Ralph Thornton Community Centre
(765 Queen St East)
Postal Station G was one of the last designs by E.J. Lennox (the man behind Old City Hall, the King Edward Hotel, and Casa Loma), but came very close to destruction when the post office moved in 1975. Repurposed as a community centre and library, it reflects the work of another, more recent, notable male Torontonian, activist Ralph Thornton. Thornton himself will frequent the building during the weekend to greet explorers, who can then follow a guided tour of the space, walk up the marble staircase, examine the inner workings of the clock, discuss the Riverside neighbourhood in a photo exhibit, and be delighted by an on-site magician.
What’s nearby: Canadian Turkish Islamic Heritage Association, Inglenook Community High School.

TTC McCowan Carhouse
(1720 Ellesmere Road)
As contentious as the Scarborough RT line and its future may be, the tensions aren’t the fault of the vehicles themselves. Put a face on the controversy and watch workers explain how the line is maintained, cleaned, and operated.
What’s nearby: If you’re already in Scarborough, check out the Scarborough Museum, St. Andrew’s Presbyterian Church, Cedar Ridge Creative Centre, the Islamic Foundation of Toronto, and the University of Toronto Scarborough Instructional Centre.

For complete location listings, browse the Doors Open official map or the alphabetized list of buildings.

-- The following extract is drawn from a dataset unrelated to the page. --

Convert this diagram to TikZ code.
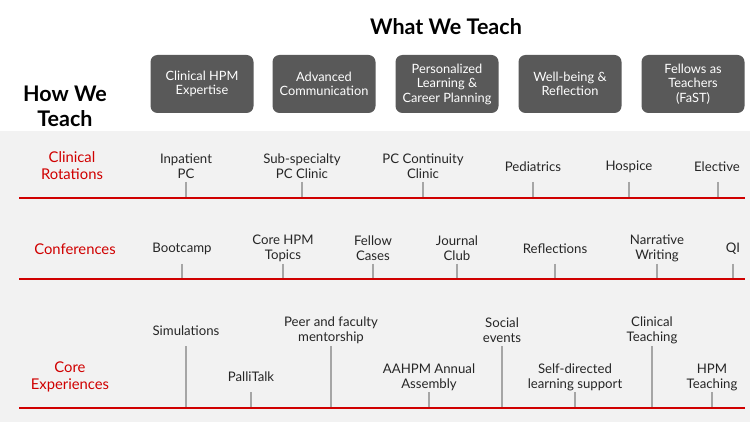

CORRECTION: May 25, 2011, 3:50 PM This post originally indicated that the Corus Quay Building was designed only by Jack Diamond of Diamond Schmitt. In fact, while Diamond Schmitt did design the base building, including the bio-wall, Quadrangle Architects Limited designed the interior tenant fit-out, including the street-level radio stations, performance area, and the twisty slide, among other elements. We regret the error.